Kaplan’s GMAT practice test can be self-proctored, meaning you can take the test at any time, or you can take it in a live online classroom with a Kaplan instructor as proctor. The self-proctored option is accompanied by video review of certain questions, while the live session features a mini-lesson with a live instructor and Q&A via live chat.
Exploring your in-depth GMAT score report
There are three big differences between a Kaplan CAT and an official GMAT:
- The first is that the Kaplan test is free!
- The second is that your score on the Kaplan test will not be reported anywhere, so if you are not satisfied with the score, business schools will never know.
- And the third big difference is that Kaplan provides a full score report, including explanations for all questions, breakdown of the types of questions you answered incorrectly, and time spent on each question.
This third point is the reason many savvy test-takers begin their prep with a Kaplan online GMAT practice test. The post-test score report includes the number of seconds you spent on each question and shows if you changed an answer. Here is an example of what the score report looks like:
In this example report, the student changed her answers on questions 3, 9, and 12. For both 3 and 12, she changed from one wrong answer choice to another wrong one; for question 9, she changed from a wrong answer choice to the correct answer.
This student can also tell that despite spending almost four minutes on question 3 and more than five minutes on question 12, she answered both incorrectly. With this information in mind when she reviews these two questions, the student can decide how best to use her time on challenging problems and plan for deciding whether to continue working or guess and move on to similar questions in the future.
In the Quantitative Reasoning section, you have 75 minutes to answer 37 questions. This averages out to about two minutes per question. When you review your score report, keep that in mind: You want to spend, on average, about 120 seconds per question.
A quick scan shows that at this rate, the student would probably run out of time before the end of the section. She spent five and a half minutes on question 6, which she answered correctly, but the price for devoting those seconds to one question may have been running out of time and leaving three or more questions blank at the end.
When reviewing your practice test score report, you can use the timing information to decide how best to use your time on challenging problems. Review the ones you spent the most time on and make a plan for deciding whether to continue working or to guess and move on when faced with a similar question on a future test.
When you review your quant section, note whether you spent excessive time on a particular type of question (Problem Solving or Data Sufficiency) and/or a particular type of content (such as geometry, proportions, or number properties). Factor this into your plan. If you have trouble deciding how to manage the challenging questions, remember that we have a Kaplan Method for each type of problem that appears on the GMAT. We can help you improve your testing efficiency.
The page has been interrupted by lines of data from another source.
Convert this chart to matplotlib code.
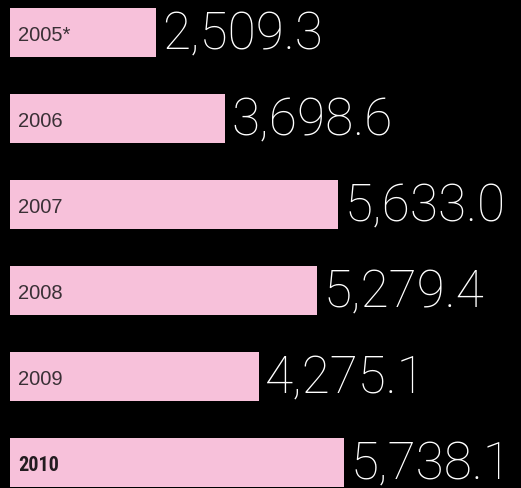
import matplotlib.pyplot as plt

# data
years = ["2005*", "2006", "2007", "2008", "2009", "2010"]
values = [2509.3, 3698.6, 5633.0, 5279.4, 4275.1, 5738.1]

fig = plt.figure(figsize=(5.21, 4.89), dpi=100)
fig.patch.set_facecolor("black")
ax = fig.add_axes([0, 0, 1, 1])
ax.set_facecolor("black")

pos = list(range(len(years)))
ax.barh(pos, values, height=0.56, left=0, color="#f7c1da")

for i, (yr, v) in enumerate(zip(years, values)):
    last = i == len(years) - 1
    if last:
        ax.text(140, i + 0.02, yr, va="center", ha="left", fontsize=14.5,
                color="#231c20", family=["Roboto Condensed", "Liberation Sans Narrow", "DejaVu Sans"],
                fontweight="heavy", fontstretch="condensed")
    else:
        ax.text(140, i + 0.02, yr, va="center", ha="left", fontsize=14.5,
                color="#3a3036", family="Liberation Sans")
    ax.text(v + 110, i + 0.02, f"{v:,.1f}", va="center", ha="left", fontsize=37,
            color="white", family="Roboto", fontweight=100)

ax.set_xlim(-172, 8780)
ax.set_ylim(5.297, -0.3895)
ax.axis("off")

fig.savefig("out.png", dpi=100, facecolor="black")
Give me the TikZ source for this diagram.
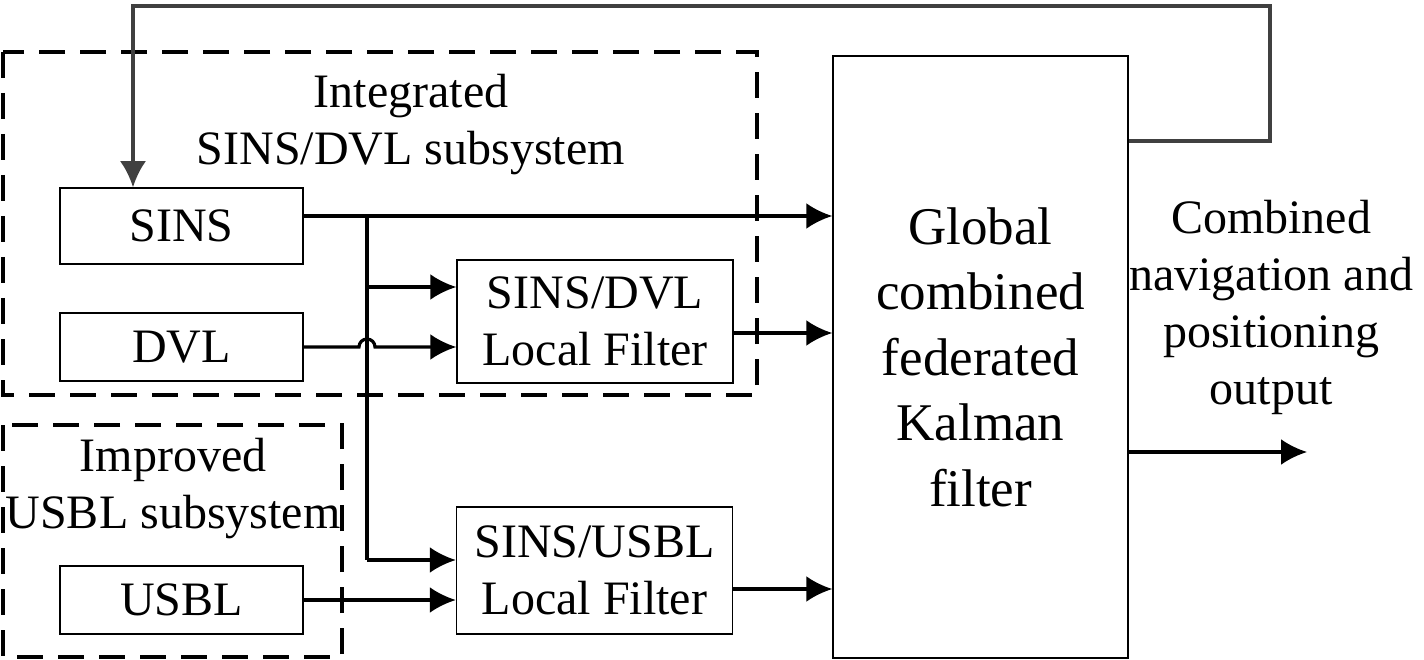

Quantitative Reasoning comes before verbal, your timing during the quant section impacts your performance on verbal. Practicing under timed conditions with a Kaplan GMAT practice test allows you to improve your efficiency on the quant section, which preserves your energy so you don’t run out of steam during the verbal section. Many inexperienced test takers are too exhausted to perform well in the last hour of the GMAT; don’t be that guy! Use practice tests to hone your efficiency and build endurance so you don’t fade away before the end of the test.